I'm tracing log files for someone and they are a complete mess (no line-breaks and separators). So I did some easy Regex to make the logs tidy. The logging #codes# are now nicely separated in a list and their string attached to it in a sub-dict. It's like this:
Dict [
0 : [LOGCODE_53 : 'The string etc etc']
]
As this was kind of easy I was purposing to directly add some log-recognition to it too. Now I can match the LOGCODE, but the problem is that the codes aren't complaint to anything and often different LOGCODE's contain the same output-strings.
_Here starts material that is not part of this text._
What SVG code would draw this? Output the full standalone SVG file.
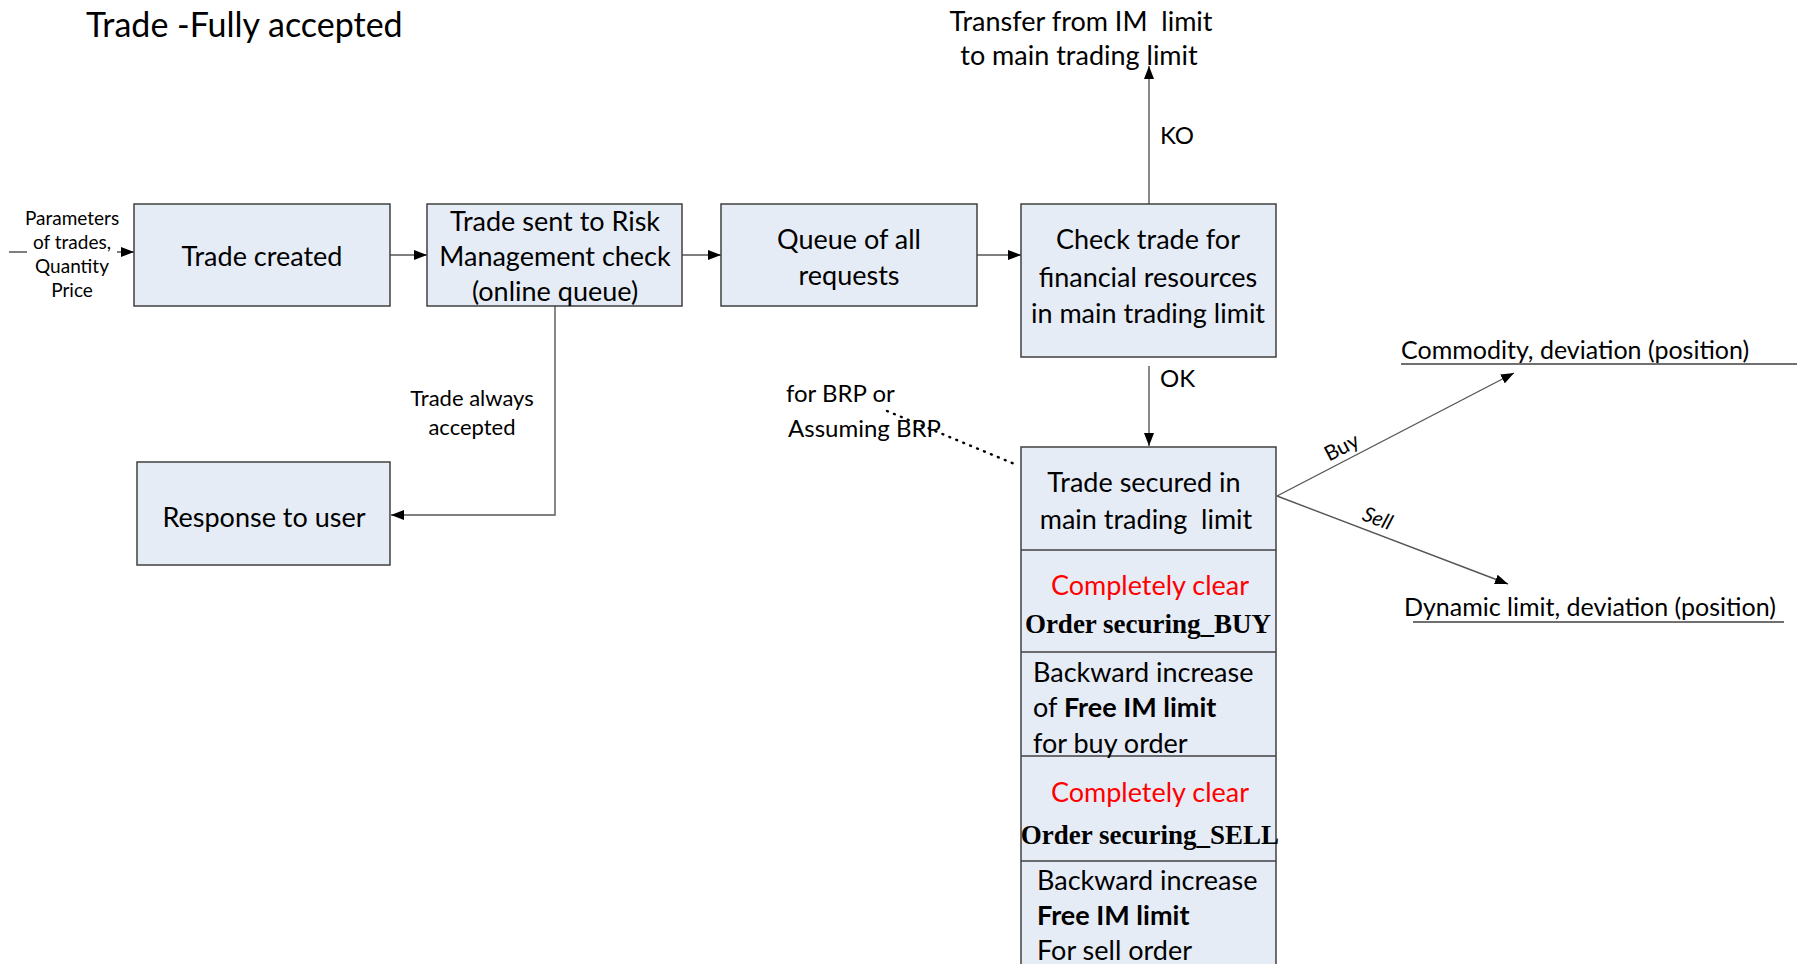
<svg xmlns="http://www.w3.org/2000/svg" width="1801" height="964" viewBox="0 0 1801 964">
  <defs>
    <marker id="arrow" viewBox="0 0 13 10" refX="13" refY="5" markerWidth="13" markerHeight="10" markerUnits="userSpaceOnUse" orient="auto">
      <path d="M0,0 L13,5 L0,10 Z" fill="#000"/>
    </marker>
    <style>
      .box { fill: #E6ECF6; stroke: #404040; stroke-width: 1.5; }
      .div { stroke: #404040; stroke-width: 1.5; }
      .conn { fill: none; stroke: #555; stroke-width: 1.4; }
      .dot { fill: none; stroke: #000; stroke-width: 2.4; stroke-dasharray: 1 6.5; stroke-linecap: round; }
      text { font-family: Lato, "Liberation Sans", sans-serif; fill: #000; dominant-baseline: central; white-space: pre; }
      .t { font-size: 27px; text-anchor: middle; }
      .tl { font-size: 27px; }
      .lbl { font-size: 24px; }
      .sm { font-size: 22px; text-anchor: middle; }
      .xs { font-size: 19px; text-anchor: middle; }
      .red { fill: #FF0000; }
      .ser { font-family: "Liberation Serif", "Times New Roman", serif; font-weight: bold; font-size: 27px; text-anchor: middle; }
      .b { font-weight: bold; }
    </style>
  </defs>

  <rect width="1801" height="964" fill="#fff"/>

  <!-- title -->
  <text x="86" y="23" style="font-size:34px">Trade -Fully accepted</text>

  <!-- connectors -->
  <g id="connectors">
    <line class="conn" x1="9" y1="252" x2="134" y2="252" marker-end="url(#arrow)"/>
    <line class="conn" x1="390" y1="255" x2="427" y2="255" marker-end="url(#arrow)"/>
    <line class="conn" x1="682" y1="255" x2="721" y2="255" marker-end="url(#arrow)"/>
    <line class="conn" x1="977" y1="255" x2="1021" y2="255" marker-end="url(#arrow)"/>
    <polyline class="conn" points="555,306 555,515 391,515" marker-end="url(#arrow)"/>
    <line class="conn" x1="1149" y1="204" x2="1149" y2="66" marker-end="url(#arrow)"/>
    <line class="conn" x1="1149" y1="366" x2="1149" y2="446" marker-end="url(#arrow)"/>
    <line class="conn" x1="1277" y1="496" x2="1514" y2="373" marker-end="url(#arrow)"/>
    <line class="conn" x1="1277" y1="496" x2="1508" y2="584" marker-end="url(#arrow)"/>
    <line class="dot" x1="887" y1="411" x2="1017" y2="465"/>
  </g>

  <!-- input parameters label -->
  <g id="params">
    <rect x="27" y="207" width="90" height="94" fill="#fff"/>
    <text class="xs" x="72" y="217">Parameters</text>
    <text class="xs" x="72" y="241">of trades,</text>
    <text class="xs" x="72" y="265">Quantity</text>
    <text class="xs" x="72" y="289">Price</text>
  </g>

  <g id="trade-created">
    <rect class="box" x="134" y="204" width="256" height="102"/>
    <text class="t" x="262" y="255">Trade created</text>
  </g>

  <g id="risk-check">
    <rect class="box" x="427" y="204" width="255" height="102"/>
    <text class="t" x="555" y="220">Trade sent to Risk</text>
    <text class="t" x="555" y="255">Management check</text>
    <text class="t" x="555" y="290">(online queue)</text>
  </g>

  <g id="queue">
    <rect class="box" x="721" y="204" width="256" height="102"/>
    <text class="t" x="849" y="238">Queue of all</text>
    <text class="t" x="849" y="274">requests</text>
  </g>

  <g id="check-trade">
    <rect class="box" x="1021" y="204" width="255" height="153"/>
    <text class="t" x="1148" y="238">Check trade for</text>
    <text class="t" x="1148" y="276">financial resources</text>
    <text class="t" x="1148" y="312">in main trading limit</text>
  </g>

  <g id="response">
    <rect class="box" x="137" y="462" width="253" height="103"/>
    <text class="t" x="264" y="516">Response to user</text>
  </g>

  <g id="trade-secured">
    <rect class="box" x="1021" y="447" width="255" height="530"/>
    <line class="div" x1="1021" y1="550" x2="1276" y2="550"/>
    <line class="div" x1="1021" y1="652" x2="1276" y2="652"/>
    <line class="div" x1="1021" y1="756" x2="1276" y2="756"/>
    <line class="div" x1="1021" y1="861" x2="1276" y2="861"/>
    <text class="t" x="1144" y="481">Trade secured in</text>
    <text class="t" x="1146" y="518">main trading  limit</text>
    <text class="t red" x="1150" y="584">Completely clear</text>
    <text class="ser" x="1148" y="624">Order securing_BUY</text>
    <text class="tl" x="1033" y="671">Backward increase</text>
    <text class="tl" x="1033" y="706">of <tspan class="b">Free IM limit</tspan></text>
    <text class="tl" x="1033" y="742">for buy order</text>
    <text class="t red" x="1150" y="791">Completely clear</text>
    <text class="ser" x="1150" y="835">Order securing_SELL</text>
    <text class="tl" x="1037" y="879">Backward increase</text>
    <text class="tl b" x="1037" y="914">Free IM limit</text>
    <text class="tl" x="1037" y="949">For sell order</text>
  </g>

  <g id="transfer">
    <text class="t" x="1081" y="20">Transfer from IM  limit</text>
    <text class="t" x="1079" y="54">to main trading limit</text>
  </g>

  <g id="commodity">
    <text class="tl" x="1401" y="349" style="font-size:25px">Commodity, deviation (position)</text>
    <line class="div" x1="1401" y1="364" x2="1797" y2="364"/>
  </g>

  <g id="dynamic-limit">
    <text class="tl" x="1404" y="606" style="font-size:25px">Dynamic limit, deviation (position)</text>
    <line class="div" x1="1413" y1="622" x2="1784" y2="622"/>
  </g>

  <!-- connector labels -->
  <g id="labels">
    <text class="sm" x="472" y="397">Trade always</text>
    <text class="sm" x="472" y="426">accepted</text>
    <text class="lbl" x="1160" y="134">KO</text>
    <text class="lbl" x="1160" y="377">OK</text>
    <text class="lbl" x="786" y="392">for BRP or</text>
    <text class="lbl" x="788" y="427">Assuming BRP</text>
    <text x="1341" y="446" style="font-size:21px;text-anchor:middle" transform="rotate(-27.4 1341 446)">Buy</text>
    <text x="1378" y="517" style="font-size:21px;text-anchor:middle;font-style:italic" transform="rotate(20.7 1378 517)">Sell</text>
  </g>
</svg>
So I wrote a few REGEX matches to detect what the log is about. My question now is; what is wisdom to detect a big variety of string patterns? There might be around 110 different types of strings and they are so different that it's not possible to "super-match" them. How can I run ~110 REGEXes over a string to find out the string's intend and thus index them in a logical register.
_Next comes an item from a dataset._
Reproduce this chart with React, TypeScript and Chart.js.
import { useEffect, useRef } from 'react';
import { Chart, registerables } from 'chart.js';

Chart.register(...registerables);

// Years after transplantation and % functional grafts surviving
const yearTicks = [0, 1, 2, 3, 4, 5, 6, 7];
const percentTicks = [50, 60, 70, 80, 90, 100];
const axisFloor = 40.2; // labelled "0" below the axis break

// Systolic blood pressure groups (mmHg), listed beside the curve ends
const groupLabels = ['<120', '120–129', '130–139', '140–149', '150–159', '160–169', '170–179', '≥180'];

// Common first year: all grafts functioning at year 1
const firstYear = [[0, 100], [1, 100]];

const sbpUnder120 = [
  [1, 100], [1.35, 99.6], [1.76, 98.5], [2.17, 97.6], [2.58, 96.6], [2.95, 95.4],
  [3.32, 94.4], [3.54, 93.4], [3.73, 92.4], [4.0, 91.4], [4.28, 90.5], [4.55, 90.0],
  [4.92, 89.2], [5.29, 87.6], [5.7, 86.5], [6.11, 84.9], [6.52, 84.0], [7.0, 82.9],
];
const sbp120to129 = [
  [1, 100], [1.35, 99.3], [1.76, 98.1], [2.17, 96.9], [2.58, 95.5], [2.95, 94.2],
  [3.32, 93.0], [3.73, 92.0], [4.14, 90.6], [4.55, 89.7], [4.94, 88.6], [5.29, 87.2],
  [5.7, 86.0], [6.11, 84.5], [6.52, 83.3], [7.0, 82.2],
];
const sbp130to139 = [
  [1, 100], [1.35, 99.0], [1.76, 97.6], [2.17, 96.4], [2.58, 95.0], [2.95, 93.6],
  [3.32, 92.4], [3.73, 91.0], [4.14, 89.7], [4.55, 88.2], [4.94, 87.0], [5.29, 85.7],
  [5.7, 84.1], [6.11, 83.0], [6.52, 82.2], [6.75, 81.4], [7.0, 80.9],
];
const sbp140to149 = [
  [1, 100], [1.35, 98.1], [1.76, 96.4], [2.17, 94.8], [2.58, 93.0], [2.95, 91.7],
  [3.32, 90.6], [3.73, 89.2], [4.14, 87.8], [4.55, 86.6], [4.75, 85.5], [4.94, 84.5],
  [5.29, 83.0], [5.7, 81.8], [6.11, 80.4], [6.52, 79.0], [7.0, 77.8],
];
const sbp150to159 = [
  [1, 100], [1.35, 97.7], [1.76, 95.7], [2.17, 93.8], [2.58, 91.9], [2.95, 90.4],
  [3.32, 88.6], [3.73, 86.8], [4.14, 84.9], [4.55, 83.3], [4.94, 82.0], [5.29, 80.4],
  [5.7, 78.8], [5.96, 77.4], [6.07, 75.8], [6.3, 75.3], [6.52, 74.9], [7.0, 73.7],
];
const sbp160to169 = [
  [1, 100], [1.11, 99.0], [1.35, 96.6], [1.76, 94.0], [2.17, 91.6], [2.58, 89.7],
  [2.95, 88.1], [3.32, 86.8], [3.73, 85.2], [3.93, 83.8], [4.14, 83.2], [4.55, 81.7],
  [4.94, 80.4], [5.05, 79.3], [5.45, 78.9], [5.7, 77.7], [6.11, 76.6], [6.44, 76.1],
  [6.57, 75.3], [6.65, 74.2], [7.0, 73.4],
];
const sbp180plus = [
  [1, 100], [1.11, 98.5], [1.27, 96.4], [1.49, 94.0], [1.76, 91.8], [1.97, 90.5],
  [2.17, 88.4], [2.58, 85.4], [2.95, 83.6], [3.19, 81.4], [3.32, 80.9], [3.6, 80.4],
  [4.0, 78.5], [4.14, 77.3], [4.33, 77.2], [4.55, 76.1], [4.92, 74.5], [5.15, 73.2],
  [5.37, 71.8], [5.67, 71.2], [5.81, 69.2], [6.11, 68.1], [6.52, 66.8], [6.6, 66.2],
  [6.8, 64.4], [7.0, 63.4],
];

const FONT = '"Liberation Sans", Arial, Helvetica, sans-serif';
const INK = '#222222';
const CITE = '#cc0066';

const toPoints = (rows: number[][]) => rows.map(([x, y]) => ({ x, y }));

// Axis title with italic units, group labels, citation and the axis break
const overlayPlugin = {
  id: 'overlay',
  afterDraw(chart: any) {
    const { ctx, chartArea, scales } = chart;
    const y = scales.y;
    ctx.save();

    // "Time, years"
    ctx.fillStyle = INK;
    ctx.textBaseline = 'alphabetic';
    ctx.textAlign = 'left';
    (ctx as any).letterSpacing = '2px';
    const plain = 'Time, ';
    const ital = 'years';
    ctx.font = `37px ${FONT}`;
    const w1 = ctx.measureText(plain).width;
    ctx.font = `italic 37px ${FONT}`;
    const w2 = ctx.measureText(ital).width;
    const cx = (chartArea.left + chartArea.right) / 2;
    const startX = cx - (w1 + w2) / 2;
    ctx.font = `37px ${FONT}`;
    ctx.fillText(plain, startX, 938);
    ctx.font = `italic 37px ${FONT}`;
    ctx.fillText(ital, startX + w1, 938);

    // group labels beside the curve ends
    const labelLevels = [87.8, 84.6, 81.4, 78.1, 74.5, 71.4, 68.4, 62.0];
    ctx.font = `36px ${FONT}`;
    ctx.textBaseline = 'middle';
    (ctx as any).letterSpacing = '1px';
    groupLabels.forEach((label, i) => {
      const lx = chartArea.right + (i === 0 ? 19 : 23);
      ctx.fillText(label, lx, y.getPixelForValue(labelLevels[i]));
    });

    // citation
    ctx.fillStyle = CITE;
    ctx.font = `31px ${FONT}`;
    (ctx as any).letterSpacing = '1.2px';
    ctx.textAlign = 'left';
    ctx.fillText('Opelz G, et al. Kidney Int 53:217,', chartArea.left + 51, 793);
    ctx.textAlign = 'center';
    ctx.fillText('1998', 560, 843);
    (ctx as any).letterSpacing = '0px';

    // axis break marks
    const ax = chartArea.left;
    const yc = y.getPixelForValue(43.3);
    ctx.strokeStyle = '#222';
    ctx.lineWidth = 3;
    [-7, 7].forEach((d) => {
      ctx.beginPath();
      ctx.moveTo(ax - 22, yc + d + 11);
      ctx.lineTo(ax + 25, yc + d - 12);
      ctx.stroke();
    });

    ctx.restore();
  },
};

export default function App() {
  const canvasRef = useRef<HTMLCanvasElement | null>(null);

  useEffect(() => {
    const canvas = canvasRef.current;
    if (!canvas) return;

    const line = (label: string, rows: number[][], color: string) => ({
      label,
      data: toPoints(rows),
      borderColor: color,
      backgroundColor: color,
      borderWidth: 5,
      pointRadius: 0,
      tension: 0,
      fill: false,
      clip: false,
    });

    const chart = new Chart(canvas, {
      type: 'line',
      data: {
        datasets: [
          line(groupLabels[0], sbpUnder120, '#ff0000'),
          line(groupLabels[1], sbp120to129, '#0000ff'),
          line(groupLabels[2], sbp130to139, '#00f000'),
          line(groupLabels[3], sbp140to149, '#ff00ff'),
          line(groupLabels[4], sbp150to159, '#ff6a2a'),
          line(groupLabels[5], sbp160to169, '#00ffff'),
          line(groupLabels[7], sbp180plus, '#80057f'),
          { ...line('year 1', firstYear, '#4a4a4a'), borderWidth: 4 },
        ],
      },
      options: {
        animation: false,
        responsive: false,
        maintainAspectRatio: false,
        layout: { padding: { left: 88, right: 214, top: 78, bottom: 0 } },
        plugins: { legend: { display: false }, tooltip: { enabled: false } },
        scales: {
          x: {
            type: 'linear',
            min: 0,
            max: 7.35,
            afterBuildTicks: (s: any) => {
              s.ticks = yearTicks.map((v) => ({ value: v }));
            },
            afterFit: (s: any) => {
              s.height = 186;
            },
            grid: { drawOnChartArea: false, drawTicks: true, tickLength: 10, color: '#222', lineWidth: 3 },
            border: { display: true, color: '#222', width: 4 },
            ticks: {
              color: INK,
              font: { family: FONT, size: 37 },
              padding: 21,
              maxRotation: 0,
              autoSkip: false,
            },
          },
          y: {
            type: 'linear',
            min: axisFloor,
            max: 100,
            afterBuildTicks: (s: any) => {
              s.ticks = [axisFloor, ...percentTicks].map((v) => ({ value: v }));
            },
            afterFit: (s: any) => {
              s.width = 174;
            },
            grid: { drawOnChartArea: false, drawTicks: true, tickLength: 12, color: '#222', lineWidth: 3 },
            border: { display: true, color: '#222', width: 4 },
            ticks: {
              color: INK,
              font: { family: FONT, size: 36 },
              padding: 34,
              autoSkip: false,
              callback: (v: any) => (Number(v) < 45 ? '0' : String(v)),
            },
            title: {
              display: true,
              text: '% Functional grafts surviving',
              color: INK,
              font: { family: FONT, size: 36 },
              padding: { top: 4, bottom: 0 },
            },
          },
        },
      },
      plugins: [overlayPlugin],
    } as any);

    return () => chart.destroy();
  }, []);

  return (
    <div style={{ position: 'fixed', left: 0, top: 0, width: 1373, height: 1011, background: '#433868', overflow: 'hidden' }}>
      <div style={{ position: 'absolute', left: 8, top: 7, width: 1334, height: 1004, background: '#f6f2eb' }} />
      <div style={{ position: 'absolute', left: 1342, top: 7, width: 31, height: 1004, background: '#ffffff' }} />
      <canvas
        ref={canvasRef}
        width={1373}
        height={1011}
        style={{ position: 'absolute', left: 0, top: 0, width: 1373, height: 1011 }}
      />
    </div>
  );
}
So kind of like; "take this $STRING and test all the $REGEXes in this $LIST and let me know which $REGEX(es) (indexes) matches the string".
My code:
import re
# Open, Read-out and close; Log file
f = open('000000df.log', "rb")
text = f.read()
f.close()
matches = re.findall(r'00([a-zA-Z0-9]{2})::((?:(?!00[a-zA-Z0-9]{2}::).)+)', text)
print 'Matches: ' + str(len(matches))
print '=========================================================================================='
for match in matches:
submatching = re.findall(r'(.*?)\'s (.*?) connected (.*?) with ZZZ device (.*?)\.', match[1])
print match[0] + ' >>> ' + match[1]
print match[0] + ' >>> ' + submatching[0][0] + ', ' + submatching[0][1] + ',',
print submatching[0][2] + ', ' + submatching[0][3]